Kindle のデバイスも少し似たようなところがある、つまりすくなくとも本を読んでいるであろうことはわかる。カバーつきの本くらいの可視性。

スクリーンを使いつつ、適切な可視性で家族にシグナルを伝えることはできないものか。つまり、つかっているアプリなりみているウェブサイトくらいは外から見えてほしいんだけど、見せられないんですかね?

富豪的な解決は用途別にデバイスをわけること。これはインターネットにつながるデバイスとそうでないデバイスをわける、みたいな断線の仲間だけど目的は違う。機能するかもしれないが、そのためにはメインのデバイスでソーシャルをしない決断が必要で、それは自分はともかく他人(奥様)に強いるのは難しそう。

Surveillance dashboard をつくる。ブラウザ拡張や強い権限のあるアプリで、いまつかっているアプリやみているサイトを検出のうえなんらかの見える場所に表示する。おおがかり。あと iPhone 相手だと使えない。 ついでに寝室には surveillance dashboard 置きたくない。十分に非侵入的かつコンパクトで持ち歩けるデザインなら話は別だが・・・。
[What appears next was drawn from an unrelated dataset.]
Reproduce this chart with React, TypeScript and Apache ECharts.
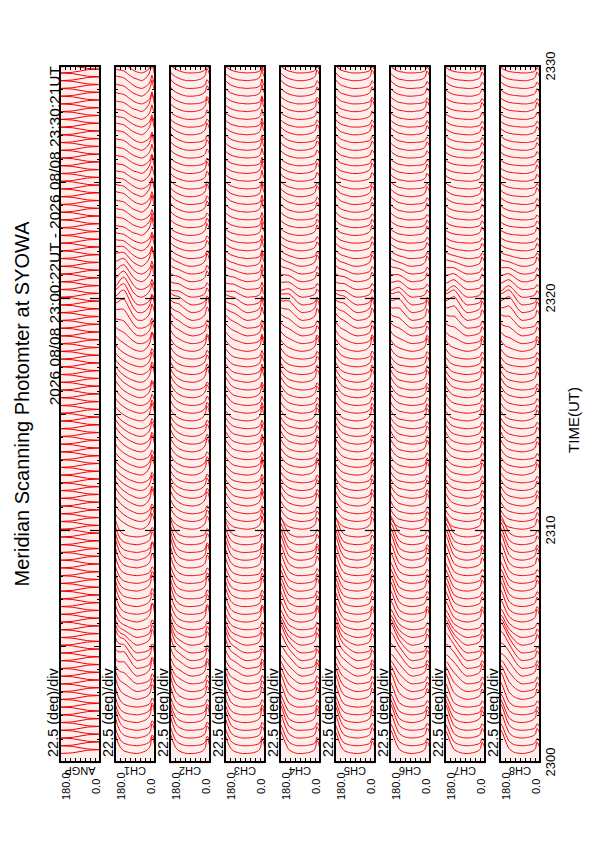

理想的には PC なり電話なりの背面に小さい画面があって、そこにアプリのアイコンなりサイトの favicon を出せるといいんだけど。そういう時代は来ないだろうなあ。

紙を選ぶ

より現実的に、画面でなくていいものを画面から追い出し、シグナルのあるメディアを受け入れることもできる。要するに紙の雑誌を買う。紙の本を買う。紙のノートで日記をつけるなど。

紙のメディアは「かさばる」という大きな欠点があるわけだが、その「かさ」がまさにシグナルとして機能する事実は無視できない。いわゆる affordance というやつ。本の affordance がどれだけ重要かは場合によるが、それが本当に priority なら紙の本を買うのはアリだと思う。ただ失うものも多いので悩ましい。

そんな理由で最近はためしに紙の本を買ってみている。でも技術書は厳しいね。でかすぎ。一方、たとえば Modern Operating Systems は表紙が賑やかで楽しいらしく子が興味を示す(まさかこのダサい表紙にそんな魅力があるとは)し、ヘネパタを読んでいる時に子が寄ってきたら裏表紙をみせて「これがヘネさん、これがパタさんだよー」とかいう話ができる。などなど affordance の力は感じている。

ただ長期的には family-aware で less awkward な media consumption device に出てきてほしいなあ。Apple と Amazon に期待。ていうか Kindle DX 帰ってきて!愛してた!


追記

その後も実現方法をぼんやり考えていたが、子供を画面に近づけたくないうちは無意味なアイデアに思えてきた。そのフェーズが終わり子供に画面、というか画面つきデバイスを渡すようになったら surveillance dashboard を作っていいかもしれない。